Ähnliche Sorgen treiben auch Andreas Jung um. In der baden-württembergischen CDU-Landesgruppe im Bundestag, der er vorsteht, sehen sich ebenfalls viele nicht an den Parteigremienbeschluss vom Montag gebunden. Die gemeinsame Bundestagsfraktion von CDU und CSU soll das Kandidatenrennen entscheiden, wenn es nach ihnen geht. Jung hat sie angeschrieben. „Bei einer Abstimmung“, heißt es in dem Brief, würde „eine erhebliche Beschädigung drohen – und zwar beider Personen und der Union insgesamt“.

Die Söder-Unterstützer pochen auf Beteiligung

Beidrehen wollen die Söder-Fans in der CDU nicht. Sie glauben fest, dass es nun auf ihren Favoriten hinausläuft. Christian von Stetten etwa verweist auf Reformvorschläge zur Basisbeteiligung bei Personalien, die zwar noch nicht vom Parteitag beschlossen, aber bereits vom Vorstand unterstützt wurden. Man könne nicht, so der Abgeordnete, „diese Zusage beim ersten Praxistest einfach über Bord werfen“.

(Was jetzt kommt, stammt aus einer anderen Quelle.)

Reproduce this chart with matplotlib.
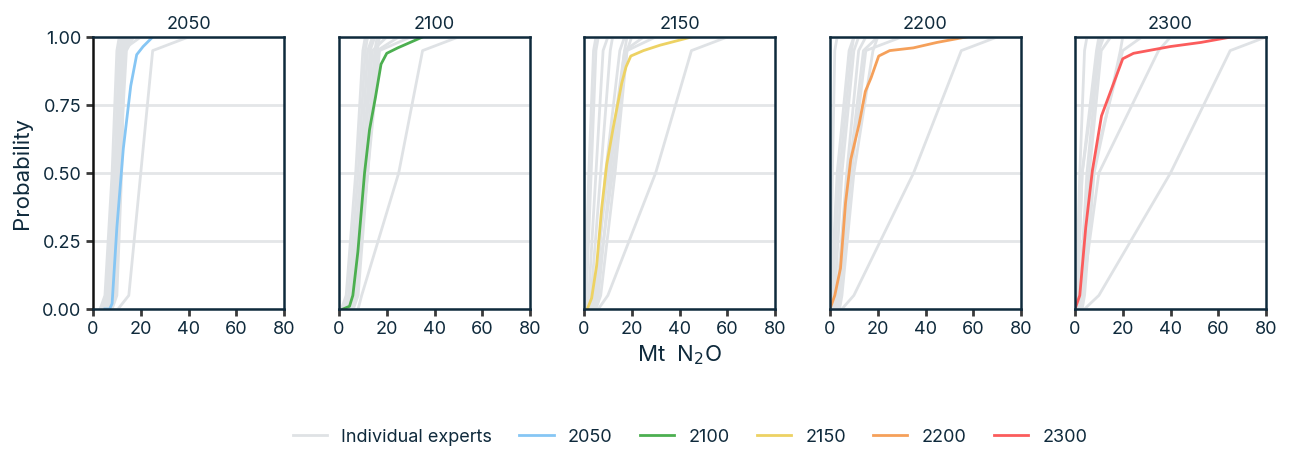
import matplotlib
matplotlib.use("Agg")
import matplotlib.pyplot as plt
from matplotlib.lines import Line2D

plt.rcParams["font.family"] = ["Inter", "DejaVu Sans"]

YEARS = ["2050", "2100", "2150", "2200", "2300"]
COLORS = ["#86c6f4", "#4caf50", "#edd263", "#f5a05a", "#fb5c5c"]

# expert quantiles: min, 5th, median, 95th, max
EXPERT_PROBS = [0.0, 0.05, 0.5, 0.95, 1.0]
experts_2050 = [
    [3, 5, 8, 10, 11], [4, 6, 9, 11, 12], [5, 7, 9.5, 11, 13],
    [6, 8, 10, 12, 14], [7, 9, 11, 13, 15], [4, 7, 10, 13, 16],
    [8, 10, 12, 13, 15], [5, 8, 11, 14, 17], [3, 6, 9, 12, 20],
    [10.5, 15, 20, 25, 40],
]
experts_2100 = [
    [1, 3, 7, 10, 11], [2, 4, 8, 11, 12], [3, 5, 9, 12, 14],
    [4, 6, 10, 13, 15], [5, 7, 11, 15, 16], [2, 5, 10, 14, 20],
    [6, 8, 12, 16, 17], [3, 6, 11, 16, 25], [4, 7, 12, 17, 30],
    [8, 9.5, 25, 35, 50],
]
experts_2150 = [
    [0, 0.5, 2, 4, 5], [0, 1, 3, 5, 6], [1, 2, 5, 8, 10],
    [2, 3, 7, 11, 12], [3, 5, 9, 15, 17], [4, 6, 11, 17, 18],
    [2, 4, 10, 17, 25], [3, 5, 12, 18, 30], [5, 7, 13, 18, 20],
    [6, 10, 30, 45, 60],
]
experts_2200 = [
    [0, 0.2, 1, 2, 3], [0, 0.5, 3, 8, 10], [0, 1, 4, 9, 10],
    [1, 2, 5, 10, 12], [2, 3, 7, 12, 15], [3, 4, 8, 14, 20],
    [2, 4, 9, 15, 30], [4, 5, 10, 18, 20],
    [5, 10, 35, 55, 70],
]
experts_2300 = [
    [0, 0.5, 2, 4, 5], [0, 1, 3, 9, 10], [0, 1, 3, 10, 11],
    [1, 2, 5, 10, 12], [2, 3, 6, 11, 15], [3, 4, 8, 19, 20],
    [1, 3, 7, 20, 28], [2, 3, 10, 35, 40],
    [4, 10, 40, 65, 80],
]
EXPERTS = [experts_2050, experts_2100, experts_2150, experts_2200, experts_2300]

# aggregated distribution per year (x values, cumulative probability)
agg_x_2050 = [5, 7, 8, 10, 12.7, 15.8, 18.3, 21, 25]
agg_p_2050 = [0, 0, 0.02, 0.3, 0.59, 0.82, 0.935, 0.965, 1.0]
agg_x_2100 = [1.7, 4.4, 5.8, 7.9, 10.7, 12.8, 15.3, 17.6, 20, 24.6, 35]
agg_p_2100 = [0, 0.01, 0.05, 0.21, 0.5, 0.66, 0.78, 0.9, 0.94, 0.96, 1.0]
agg_x_2150 = [1.4, 3.2, 5.3, 7.4, 9.5, 12.3, 15.8, 17.6, 19.6, 24.9, 31.9, 45]
agg_p_2150 = [0, 0.04, 0.16, 0.37, 0.53, 0.67, 0.83, 0.89, 0.93, 0.95, 0.97, 1.0]
agg_x_2200 = [0, 2, 4.4, 6.5, 8.7, 12.2, 14.8, 17.2, 20.4, 25, 34.9, 44.8, 57]
agg_p_2200 = [0, 0.05, 0.15, 0.39, 0.55, 0.68, 0.8, 0.85, 0.93, 0.95, 0.96, 0.98, 1.0]
agg_x_2300 = [0, 2, 4.5, 7.3, 11.1, 20, 24.5, 40, 52.7, 65.4, 80]
agg_p_2300 = [0, 0.05, 0.3, 0.51, 0.71, 0.92, 0.94, 0.965, 0.98, 1.0, 1.0]
AGG_X = [agg_x_2050, agg_x_2100, agg_x_2150, agg_x_2200, agg_x_2300]
AGG_P = [agg_p_2050, agg_p_2100, agg_p_2150, agg_p_2200, agg_p_2300]

GREY = "#dfe2e5"
NAVY = "#0f2a3c"

fig = plt.figure(figsize=(12.92, 4.49), dpi=100)
W, H = 1292, 449
lefts = [93, 339, 584, 830, 1075]
axes = []
for i, year in enumerate(YEARS):
    ax = fig.add_axes([lefts[i] / W, 1 - 309 / H, 191 / W, 272 / H])
    axes.append(ax)
    for q in EXPERTS[i]:
        ax.plot(q, EXPERT_PROBS, color=GREY, lw=2, zorder=2, solid_capstyle="round")
    ax.plot(AGG_X[i], AGG_P[i], color=COLORS[i], lw=2, zorder=3)
    ax.set_xlim(0, 80)
    ax.set_ylim(0, 1)
    ax.set_xticks([0, 20, 40, 60, 80])
    ax.set_yticks([0, 0.25, 0.5, 0.75, 1.0])
    ax.grid(axis="y", color="#e4e6e8", lw=2, zorder=1)
    ax.set_axisbelow(True)
    for s in ax.spines.values():
        s.set_color(NAVY)
        s.set_linewidth(1.8)
        s.set_zorder(4)
    ax.tick_params(axis="x", colors="#3a3a3a", labelcolor=NAVY, labelsize=13,
                   length=5, width=2)
    ax.set_title(year, fontsize=13, color=NAVY, pad=6)
    if i == 0:
        ax.set_yticklabels(["0.00", "0.25", "0.50", "0.75", "1.00"])
        ax.tick_params(axis="y", colors="#3a3a3a", labelcolor=NAVY, labelsize=13,
                       length=5, width=2)
        ax.spines["left"].set_color("#111111")
        ax.set_ylabel("Probability", fontsize=16, color=NAVY, labelpad=7)
    else:
        ax.tick_params(axis="y", left=False, labelleft=False)

fig.text(680 / W, 1 - 355 / H, "Mt  N$_2$O", ha="center", va="center",
         fontsize=16, color=NAVY)

handles = [Line2D([], [], color=GREY, lw=2)]
handles += [Line2D([], [], color=c, lw=2) for c in COLORS]
labels = ["Individual experts"] + YEARS
fig.legend(handles, labels, loc="center", bbox_to_anchor=(690 / W, 1 - 437 / H),
           ncol=6, frameon=False, fontsize=13, handlelength=1.9,
           handletextpad=0.8, columnspacing=1.5, labelcolor=NAVY)

fig.savefig("out.png", dpi=100)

Die Junge Union kommt am Sonntagabend digital zu einer Sondersitzung zusammen. Viele Landesverbände haben nur mühsam mit Kubans Ultimatum davon abgehalten werden können, sich früher zu äußern. Nun gibt es ein Votum, das klar für Söder ausfällt. Ob es sein Duell mit Laschet entscheidet, bleibt dennoch unklar.

Von den Kontrahenten selbst ist immer noch nichts zu hören. Einzig das zwischen ihnen vereinbarte Stillschweigen funktioniert an diesem Tag in der Union.